I was getting those when I upgraded Virtualmin from 3.43 to 3.44. Then they stopped when I upgraded from 3.44 to 3.45. Now they started again, after I upgraded from 3.45 to 3.46.
ah…lifes…good thank you for your suggestion, but I prefer to fix the problem. Because your solution will only hide the problem. The server memory, CPU and performance will continue to be affected.
I dunno. I see it on our Virtualmin.com server only during weekly and sometimes nightly backups (which puts the server under pretty extreme load). If it’s happening during your system backups, it’s probably harmless…if not, it’s probably worth figuring out what is triggering the load.
I have switched servers. The last one was a VM on VZ, which by the way is a terrible system. It simply does NOT like Webmin and MySQL. Few days ago a rented a dedicated server and yesterday I finished configuring it. So far I have not received any collectinfo messages. I hope that being a dedicated server there won’t be any more issues like this.

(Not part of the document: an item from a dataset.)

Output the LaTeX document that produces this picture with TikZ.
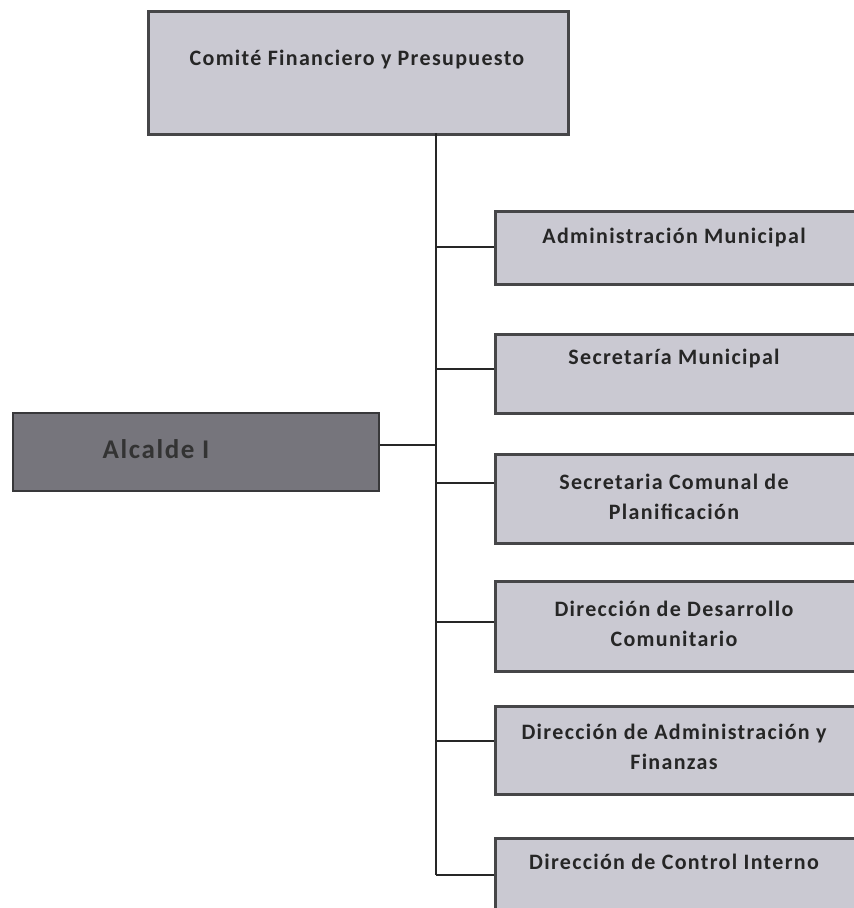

The last one was a VM on VZ, which by the way is a terrible system. It simply does NOT like Webmin and MySQL.
Yes, Virtuozzo/OpenVZ is known to have one or more serious memory allocation issues. I don’t know if it is limited to “oversold” systems, or if it is just endemic in the system. We have not seen the memory allocation problems on our vservers test systems, though (VZ is a fork of vservers).
I looked for the process and found this:
<code>root 19791 19789 0 Apr19 ? 00:00:01 [collectinfo.pl] <defunct></code>
(It’s been running since April 19th?)
I tried to kill it without success. Kill -9 can’t even get rid of it.
collectinfo is a somewhat heavy process, but it shouldn’t stick around forever (on our boxes it runs for about 10-20 seconds every five minutes).
I’m surprised that a kill -9 won’t take it out. That seems like a kernel bug, as kill -9 should kill anything.
You could attach strace to that process to see what it’s trying to do.
strace -p PID
Where PID should be replaced by the PID of the process. I don’t know that it’ll give you any useful information, but might.
There aren’t currently any known issues with collectinfo, and haven’t been for a while, I don’t think. (But, as I mentioned, it is pretty heavy, and it touches a LOT of subsystems every time it runs, as it’s gathering data from dozens of places, so it’s possible that there’s a flaw on some systems.)